I do have the capability to rip Blu-rays, & in the mean time I have, and then transfered the video to my Elite and then made the apropriate corrections. However, in this ripping, coversion & transfer process. Quality was lost & changed. It apparently isn't possible to transfer the original Blu-ray file with 100% quality intact to the TiVo, either with TD+ or PyTiVo. Somewhere something is getting obviously changed.

I will admit it is better than nothing, but it isn't the ideal solution. I DO feel that I AM loosing functionality of my TiVo Elite that I did PAY for. I am not unable to optimize my TV for the TiVo Elite using the included glasses.

BTW the transfer of the Blu-ray Rip, doesn't make use of the glasses, so isn't as accurate as well.

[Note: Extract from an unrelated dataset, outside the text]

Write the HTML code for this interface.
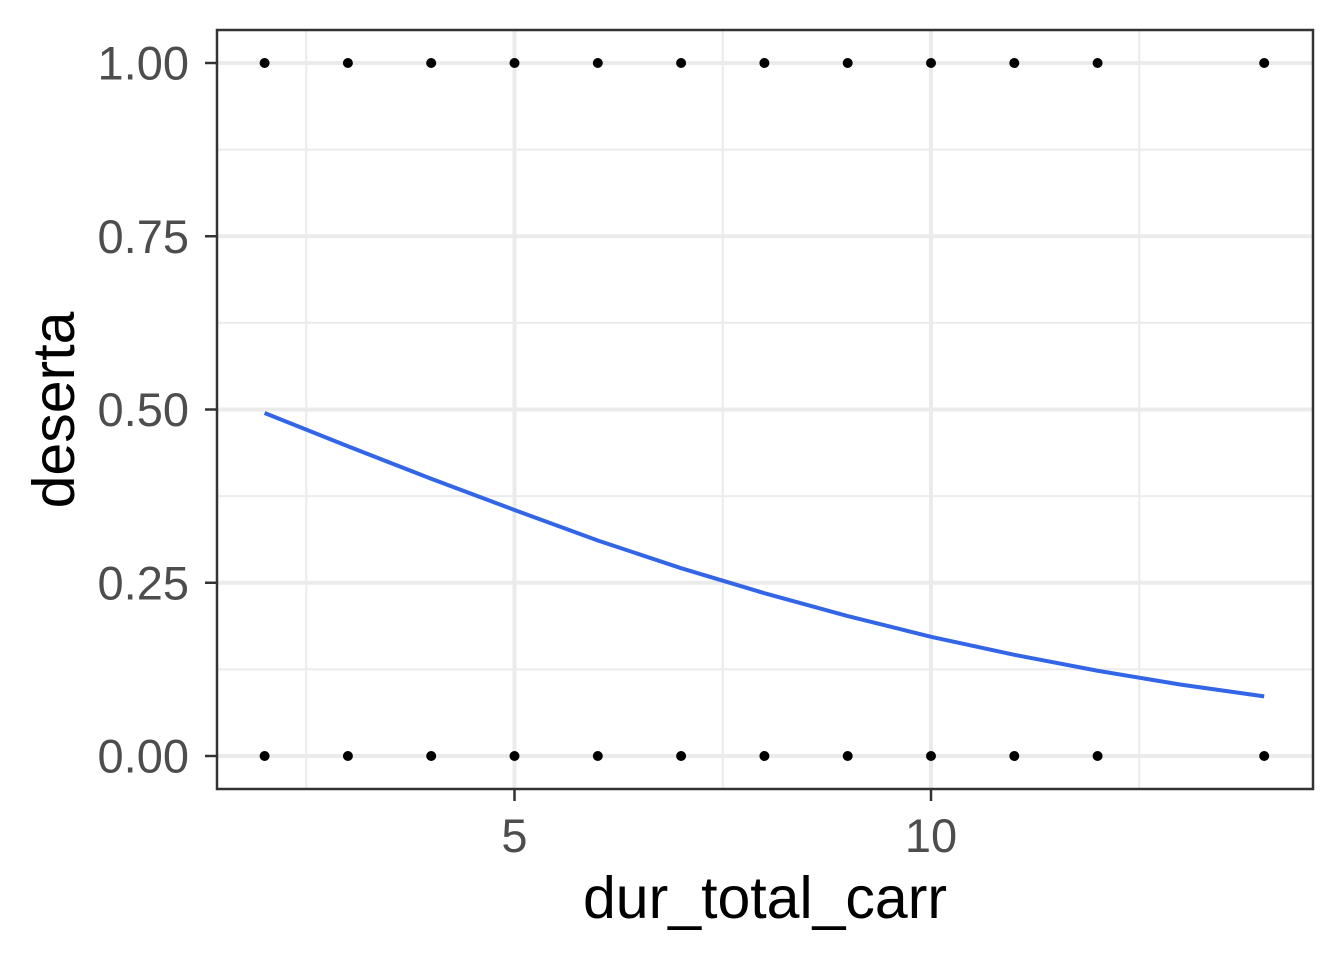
<!DOCTYPE html>
<html><head><meta charset="utf-8">
<style>
html,body{margin:0;padding:0;background:#fff;}
svg{display:block;font-family:"Liberation Sans",Arial,sans-serif;}
</style></head>
<body>
<svg id="chart" width="1344" height="960" xmlns="http://www.w3.org/2000/svg"></svg>
<script>
const pointX = [2,3,4,5,6,7,8,9,10,11,12,14];
const pointY0 = [0,0,0,0,0,0,0,0,0,0,0,0];
const pointY1 = [1,1,1,1,1,1,1,1,1,1,1,1];
const curveX = [2,3,4,5,6,7,8,9,10,11,12,13,14];
const curveY = [0.495,0.447,0.400,0.355,0.311,0.271,0.235,0.202,0.172,0.146,0.123,0.103,0.086];
const xTicks = [5,10];
const xMinor = [2.5,7.5,12.5];
const yTicks = [0,0.25,0.5,0.75,1];
const yTickLabels = ["0.00","0.25","0.50","0.75","1.00"];
const yMinor = [0.125,0.375,0.625,0.875];

const NS="http://www.w3.org/2000/svg";
const svg=document.getElementById('chart');
const L=217,R=1313,T=30,B=789;
const xs=v=>514.5+(v-5)*83.3;
const ys=v=>756-v*693;
function mk(tag,attrs,parent){const e=document.createElementNS(NS,tag);for(const k in attrs)e.setAttribute(k,attrs[k]);(parent||svg).appendChild(e);return e;}

const grid=mk('g',{});


xMinor.forEach(v=>{const l=mk('line',{x1:xs(v),x2:xs(v),y1:T,y2:B,stroke:'#ebebeb','stroke-width':2},grid);});
yMinor.forEach(v=>{const l=mk('line',{x1:L,x2:R,y1:ys(v),y2:ys(v),stroke:'#ebebeb','stroke-width':2},grid);});
xTicks.forEach(v=>{const l=mk('line',{x1:xs(v),x2:xs(v),y1:T,y2:B,stroke:'#ebebeb','stroke-width':4},grid);});
yTicks.forEach(v=>{const l=mk('line',{x1:L,x2:R,y1:ys(v),y2:ys(v),stroke:'#ebebeb','stroke-width':4},grid);});

const pts=mk('g',{fill:'#000'});


pointX.forEach((x,i)=>{
  const c0=mk('circle',{cx:xs(x),cy:ys(pointY0[i]),r:5},pts);
  
  
  const c1=mk('circle',{cx:xs(x),cy:ys(pointY1[i]),r:5},pts);
  
  
});

const line=mk('polyline',{points:curveX.map((x,i)=>xs(x)+','+ys(curveY[i])).join(' '),fill:'none',stroke:'#3366e6','stroke-width':4});



const frame=mk('rect',{x:L,y:T,width:R-L,height:B-T,fill:'none',stroke:'#333','stroke-width':2.5});



yTicks.forEach((v,i)=>{
  const t=mk('line',{x1:L-12,x2:L,y1:ys(v),y2:ys(v),stroke:'#333','stroke-width':2.5});
  
  
  const tx=mk('text',{x:L-28,y:ys(v)+16.5,'text-anchor':'end','font-size':47,fill:'#4d4d4d'});
  tx.textContent=yTickLabels[i];
  
  
});
xTicks.forEach(v=>{
  const t=mk('line',{x1:xs(v),x2:xs(v),y1:B,y2:B+12,stroke:'#333','stroke-width':2.5});
  
  
  const tx=mk('text',{x:xs(v),y:852,'text-anchor':'middle','font-size':47,fill:'#4d4d4d'});
  tx.textContent=String(v);
  
  
});
const xt=mk('text',{x:765,y:918,'text-anchor':'middle','font-size':59,fill:'#000'});
xt.textContent='dur_total_carr';


const yt=mk('text',{x:0,y:0,'text-anchor':'middle','font-size':59,fill:'#000',transform:'translate(74,410) rotate(-90)'});
yt.textContent='deserta';


</script>
</body></html>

For those elite owners who want and desire the best settings possible, then we have lost this featue in our Elite units if we have deleted it. OR in the least, we have to keep it around, taking up space on our hard drives, so that we don't really get the maxiumum recording space we should have, and it clutters up our "My Shows" list.

I will admit, if your hooking up an elite to a 32" $200 LCD TV, the optimizer probably isn't going to do you much good. However, I am hooking my Elite up to a 70" $6,000 LED TV. So YES it does make a difference.

TGC


----------



## TexasGrillChef (Sep 15, 2006)

Here is one other intersting note...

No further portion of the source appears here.